= Your task =
For this exercise, repeat all of the material verbatim apart from its images.

*****

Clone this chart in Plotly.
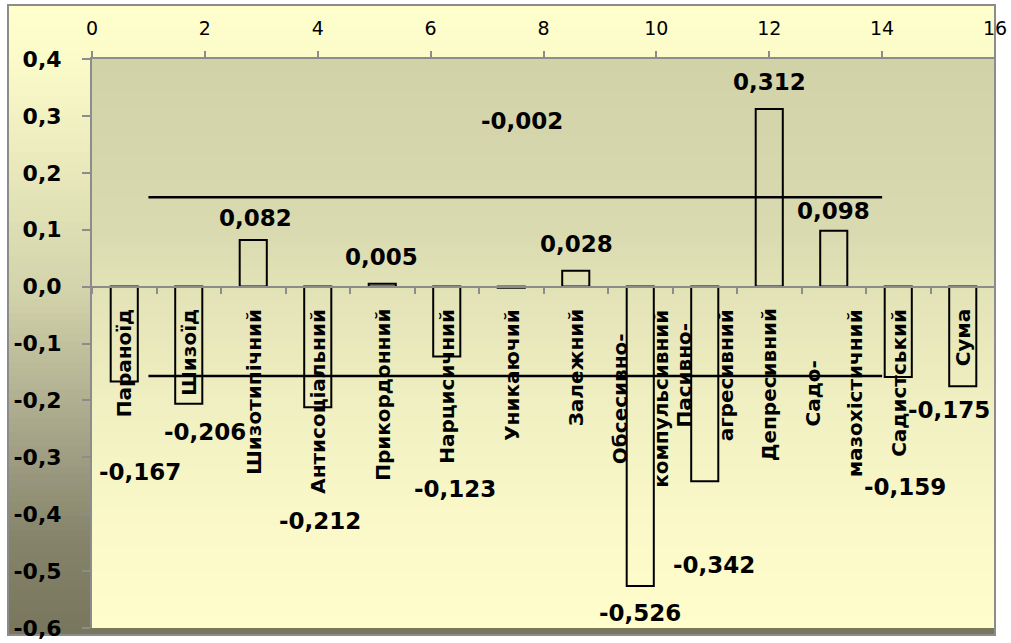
import plotly.graph_objects as go

# ---------------- data ----------------
categories = ["Параноїд", "Шизоїд", "Шизотипічний", "Антисоціальний", "Прикордонний",
              "Нарцисичний", "Уникаючий", "Залежний", "Обсесивно-компульсивний",
              "Пасивно-агресивний", "Депресивний", "Садо-мазохістичний", "Садистський", "Сума"]
values = [-0.167, -0.206, 0.082, -0.212, 0.005, -0.123, -0.002, 0.028,
          -0.526, -0.342, 0.312, 0.098, -0.159, -0.175]
band_x = [1, 14]
band_upper = [0.157, 0.157]
band_lower = [-0.157, -0.157]
y_tick_values = [0.4, 0.3, 0.2, 0.1, 0.0, -0.1, -0.2, -0.3, -0.4, -0.5, -0.6]
top_tick_values = [0, 2, 4, 6, 8, 10, 12, 14, 16]

# ---------------- styling / layout helpers ----------------
# data-label placement (x shift in px, y in data units) – Excel placed them freely
label_place = [(16, -0.326), (16, -0.256), (2, 0.121), (2, -0.412), (-1, 0.052),
               (8, -0.355), (11, 0.291), (1, 0.075), (0, -0.574), (9, -0.489),
               (0, 0.36), (0, 0.133), (7, -0.352), (-14, -0.217)]

W, H = 1011, 643
L, R, T, B = 92, 16, 59, 15
PW, PH = W - L - R, H - T - B
FONT = "DejaVu Sans"


def px_to_paper_x(px):
    return (px - L) / PW


def px_to_paper_y(py):
    return (H - B - py) / PH


def hex2rgb(h):
    h = h.lstrip('#')
    return tuple(int(h[i:i + 2], 16) for i in (0, 2, 4))


def interp(stops, f):
    for (f0, c0), (f1, c1) in zip(stops[:-1], stops[1:]):
        if f0 <= f <= f1:
            t = 0 if f1 == f0 else (f - f0) / (f1 - f0)
            a, b = hex2rgb(c0), hex2rgb(c1)
            return "rgb(%d,%d,%d)" % tuple(round(a[i] + (b[i] - a[i]) * t) for i in range(3))
    return "rgb(%d,%d,%d)" % hex2rgb(stops[-1][1])


def fmt(v):
    return f"{v:.1f}".replace('.', ',')


shapes = []
# chart-area gradient (outer frame)
chart_stops = [(0, "#FFFFCC"), (0.086, "#FBFBCA"), (0.447, "#D4D4AC"),
               (0.71, "#A09F84"), (0.85, "#85846A"), (1, "#77765C")]
cx0, cx1 = px_to_paper_x(8), px_to_paper_x(995)
cy_top, cy_bot = 5, 635
N = 90
for i in range(N):
    p0 = cy_top + (cy_bot - cy_top) * i / N
    p1 = cy_top + (cy_bot - cy_top) * (i + 1) / N
    shapes.append(dict(type="rect", xref="paper", yref="paper", layer="below",
                       x0=cx0, x1=cx1, y0=px_to_paper_y(min(p1 + 1.5, cy_bot)), y1=px_to_paper_y(p0),
                       fillcolor=interp(chart_stops, (i + 0.5) / N), line=dict(width=0)))
# plot-area gradient
plot_stops = [(0, "#D2D2A9"), (0.3, "#DADAB0"), (0.4, "#E2E2B7"), (0.6, "#EFEFC1"),
              (0.8, "#FAF8C8"), (1, "#FFFDCB")]
for i in range(N):
    shapes.append(dict(type="rect", xref="paper", yref="paper", layer="below",
                       x0=0, x1=1, y0=max(1 - (i + 1) / N - 0.004, 0), y1=1 - i / N,
                       fillcolor=interp(plot_stops, (i + 0.5) / N), line=dict(width=0)))
# frame
shapes.append(dict(type="rect", xref="paper", yref="paper", layer="below",
                   x0=cx0, x1=cx1, y0=px_to_paper_y(cy_bot), y1=px_to_paper_y(cy_top),
                   fillcolor="rgba(0,0,0,0)", line=dict(color="#8C8C8C", width=2)))

fig = go.Figure()
fig.add_trace(go.Bar(x=categories, y=values, width=0.42, xaxis="x", yaxis="y",
                     marker=dict(color="rgba(0,0,0,0)", line=dict(color="black", width=2)),
                     showlegend=False, hoverinfo="x+y"))
fig.add_trace(go.Scatter(x=band_x, y=band_upper, xaxis="x2", yaxis="y", mode="lines",
                         line=dict(color="black", width=2.6), showlegend=False))
fig.add_trace(go.Scatter(x=band_x, y=band_lower, xaxis="x2", yaxis="y", mode="lines",
                         line=dict(color="black", width=2.6), showlegend=False))

annotations = []
# category labels (rotated, inside the plot below the zero axis)
CAT_SIZE = 20
for cat in categories:
    if '-' in cat:
        k = cat.index('-') + 1
        l1, l2 = cat[:k], cat[k:]
        text = (f"<span style='font-size:{CAT_SIZE}px'>{l1}</span><br>"
                f"<span style='font-size:{CAT_SIZE}px'>{l2}</span>")
        size, ys = 32, -21
    else:
        text, size, ys = cat, CAT_SIZE, -20
    annotations.append(dict(xref="x", yref="y", x=cat, y=0, yanchor="top", xanchor="center",
                            yshift=ys, textangle=-90, showarrow=False, text=text,
                            font=dict(family=FONT, size=size, color="black", weight="bold")))
# value labels
for cat, v, (dx, ly) in zip(categories, values, label_place):
    annotations.append(dict(xref="x", yref="y", x=cat, y=ly, xshift=dx, showarrow=False,
                            text=f"{v:.3f}".replace('.', ','),
                            font=dict(family=FONT, size=23, color="black", weight="bold")))

fig.update_layout(
    width=W, height=H,
    margin=dict(l=L, r=R, t=T, b=B, pad=0, autoexpand=False),
    paper_bgcolor="white", plot_bgcolor="rgba(0,0,0,0)",
    shapes=shapes, annotations=annotations,
    xaxis=dict(type="category", anchor="free", position=0.6, range=[-0.5, 13.5],
               showline=True, linecolor="#8C8C8C", linewidth=2, automargin=False,
               ticks="outside", tickson="boundaries", ticklen=6, tickcolor="#8C8C8C", tickwidth=2,
               showticklabels=False, showgrid=False, zeroline=False),
    xaxis2=dict(overlaying="x", side="top", anchor="y", range=[0, 16],
                tickvals=top_tick_values, ticktext=[str(t) for t in top_tick_values],
                showline=True, linecolor="#8C8C8C", linewidth=2, automargin=False,
                ticks="outside", ticklen=6, tickcolor="#8C8C8C", tickwidth=2,
                ticklabelstandoff=8,
                tickfont=dict(family=FONT, size=19, color="black"),
                showgrid=False, zeroline=False),
    yaxis=dict(range=[-0.6, 0.4], tickvals=y_tick_values,
               ticktext=[fmt(v) for v in y_tick_values], automargin=False,
               showline=True, linecolor="#8C8C8C", linewidth=2,
               ticks="outside", ticklen=8, tickcolor="#8C8C8C", tickwidth=2,
               ticklabelstandoff=16,
               tickfont=dict(family=FONT, size=22, color="black", weight="bold"),
               showgrid=False, zeroline=False),
    showlegend=False,
)

fig.write_html("out.html")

*****

= Result below =
Clone this chart in Plotly.
import plotly.graph_objects as go

# ---------------- data ----------------
categories = ["Параноїд", "Шизоїд", "Шизотипічний", "Антисоціальний", "Прикордонний",
              "Нарцисичний", "Уникаючий", "Залежний", "Обсесивно-компульсивний",
              "Пасивно-агресивний", "Депресивний", "Садо-мазохістичний", "Садистський", "Сума"]
values = [-0.167, -0.206, 0.082, -0.212, 0.005, -0.123, -0.002, 0.028,
          -0.526, -0.342, 0.312, 0.098, -0.159, -0.175]
band_x = [1, 14]
band_upper = [0.157, 0.157]
band_lower = [-0.157, -0.157]
y_tick_values = [0.4, 0.3, 0.2, 0.1, 0.0, -0.1, -0.2, -0.3, -0.4, -0.5, -0.6]
top_tick_values = [0, 2, 4, 6, 8, 10, 12, 14, 16]

# ---------------- styling / layout helpers ----------------
# data-label placement (x shift in px, y in data units) – Excel placed them freely
label_place = [(16, -0.326), (16, -0.256), (2, 0.121), (2, -0.412), (-1, 0.052),
               (8, -0.355), (11, 0.291), (1, 0.075), (0, -0.574), (9, -0.489),
               (0, 0.36), (0, 0.133), (7, -0.352), (-14, -0.217)]

W, H = 1011, 643
L, R, T, B = 92, 16, 59, 15
PW, PH = W - L - R, H - T - B
FONT = "DejaVu Sans"


def px_to_paper_x(px):
    return (px - L) / PW


def px_to_paper_y(py):
    return (H - B - py) / PH


def hex2rgb(h):
    h = h.lstrip('#')
    return tuple(int(h[i:i + 2], 16) for i in (0, 2, 4))


def interp(stops, f):
    for (f0, c0), (f1, c1) in zip(stops[:-1], stops[1:]):
        if f0 <= f <= f1:
            t = 0 if f1 == f0 else (f - f0) / (f1 - f0)
            a, b = hex2rgb(c0), hex2rgb(c1)
            return "rgb(%d,%d,%d)" % tuple(round(a[i] + (b[i] - a[i]) * t) for i in range(3))
    return "rgb(%d,%d,%d)" % hex2rgb(stops[-1][1])


def fmt(v):
    return f"{v:.1f}".replace('.', ',')


shapes = []
# chart-area gradient (outer frame)
chart_stops = [(0, "#FFFFCC"), (0.086, "#FBFBCA"), (0.447, "#D4D4AC"),
               (0.71, "#A09F84"), (0.85, "#85846A"), (1, "#77765C")]
cx0, cx1 = px_to_paper_x(8), px_to_paper_x(995)
cy_top, cy_bot = 5, 635
N = 90
for i in range(N):
    p0 = cy_top + (cy_bot - cy_top) * i / N
    p1 = cy_top + (cy_bot - cy_top) * (i + 1) / N
    shapes.append(dict(type="rect", xref="paper", yref="paper", layer="below",
                       x0=cx0, x1=cx1, y0=px_to_paper_y(min(p1 + 1.5, cy_bot)), y1=px_to_paper_y(p0),
                       fillcolor=interp(chart_stops, (i + 0.5) / N), line=dict(width=0)))
# plot-area gradient
plot_stops = [(0, "#D2D2A9"), (0.3, "#DADAB0"), (0.4, "#E2E2B7"), (0.6, "#EFEFC1"),
              (0.8, "#FAF8C8"), (1, "#FFFDCB")]
for i in range(N):
    shapes.append(dict(type="rect", xref="paper", yref="paper", layer="below",
                       x0=0, x1=1, y0=max(1 - (i + 1) / N - 0.004, 0), y1=1 - i / N,
                       fillcolor=interp(plot_stops, (i + 0.5) / N), line=dict(width=0)))
# frame
shapes.append(dict(type="rect", xref="paper", yref="paper", layer="below",
                   x0=cx0, x1=cx1, y0=px_to_paper_y(cy_bot), y1=px_to_paper_y(cy_top),
                   fillcolor="rgba(0,0,0,0)", line=dict(color="#8C8C8C", width=2)))

fig = go.Figure()
fig.add_trace(go.Bar(x=categories, y=values, width=0.42, xaxis="x", yaxis="y",
                     marker=dict(color="rgba(0,0,0,0)", line=dict(color="black", width=2)),
                     showlegend=False, hoverinfo="x+y"))
fig.add_trace(go.Scatter(x=band_x, y=band_upper, xaxis="x2", yaxis="y", mode="lines",
                         line=dict(color="black", width=2.6), showlegend=False))
fig.add_trace(go.Scatter(x=band_x, y=band_lower, xaxis="x2", yaxis="y", mode="lines",
                         line=dict(color="black", width=2.6), showlegend=False))

annotations = []
# category labels (rotated, inside the plot below the zero axis)
CAT_SIZE = 20
for cat in categories:
    if '-' in cat:
        k = cat.index('-') + 1
        l1, l2 = cat[:k], cat[k:]
        text = (f"<span style='font-size:{CAT_SIZE}px'>{l1}</span><br>"
                f"<span style='font-size:{CAT_SIZE}px'>{l2}</span>")
        size, ys = 32, -21
    else:
        text, size, ys = cat, CAT_SIZE, -20
    annotations.append(dict(xref="x", yref="y", x=cat, y=0, yanchor="top", xanchor="center",
                            yshift=ys, textangle=-90, showarrow=False, text=text,
                            font=dict(family=FONT, size=size, color="black", weight="bold")))
# value labels
for cat, v, (dx, ly) in zip(categories, values, label_place):
    annotations.append(dict(xref="x", yref="y", x=cat, y=ly, xshift=dx, showarrow=False,
                            text=f"{v:.3f}".replace('.', ','),
                            font=dict(family=FONT, size=23, color="black", weight="bold")))

fig.update_layout(
    width=W, height=H,
    margin=dict(l=L, r=R, t=T, b=B, pad=0, autoexpand=False),
    paper_bgcolor="white", plot_bgcolor="rgba(0,0,0,0)",
    shapes=shapes, annotations=annotations,
    xaxis=dict(type="category", anchor="free", position=0.6, range=[-0.5, 13.5],
               showline=True, linecolor="#8C8C8C", linewidth=2, automargin=False,
               ticks="outside", tickson="boundaries", ticklen=6, tickcolor="#8C8C8C", tickwidth=2,
               showticklabels=False, showgrid=False, zeroline=False),
    xaxis2=dict(overlaying="x", side="top", anchor="y", range=[0, 16],
                tickvals=top_tick_values, ticktext=[str(t) for t in top_tick_values],
                showline=True, linecolor="#8C8C8C", linewidth=2, automargin=False,
                ticks="outside", ticklen=6, tickcolor="#8C8C8C", tickwidth=2,
                ticklabelstandoff=8,
                tickfont=dict(family=FONT, size=19, color="black"),
                showgrid=False, zeroline=False),
    yaxis=dict(range=[-0.6, 0.4], tickvals=y_tick_values,
               ticktext=[fmt(v) for v in y_tick_values], automargin=False,
               showline=True, linecolor="#8C8C8C", linewidth=2,
               ticks="outside", ticklen=8, tickcolor="#8C8C8C", tickwidth=2,
               ticklabelstandoff=16,
               tickfont=dict(family=FONT, size=22, color="black", weight="bold"),
               showgrid=False, zeroline=False),
    showlegend=False,
)

fig.write_html("out.html")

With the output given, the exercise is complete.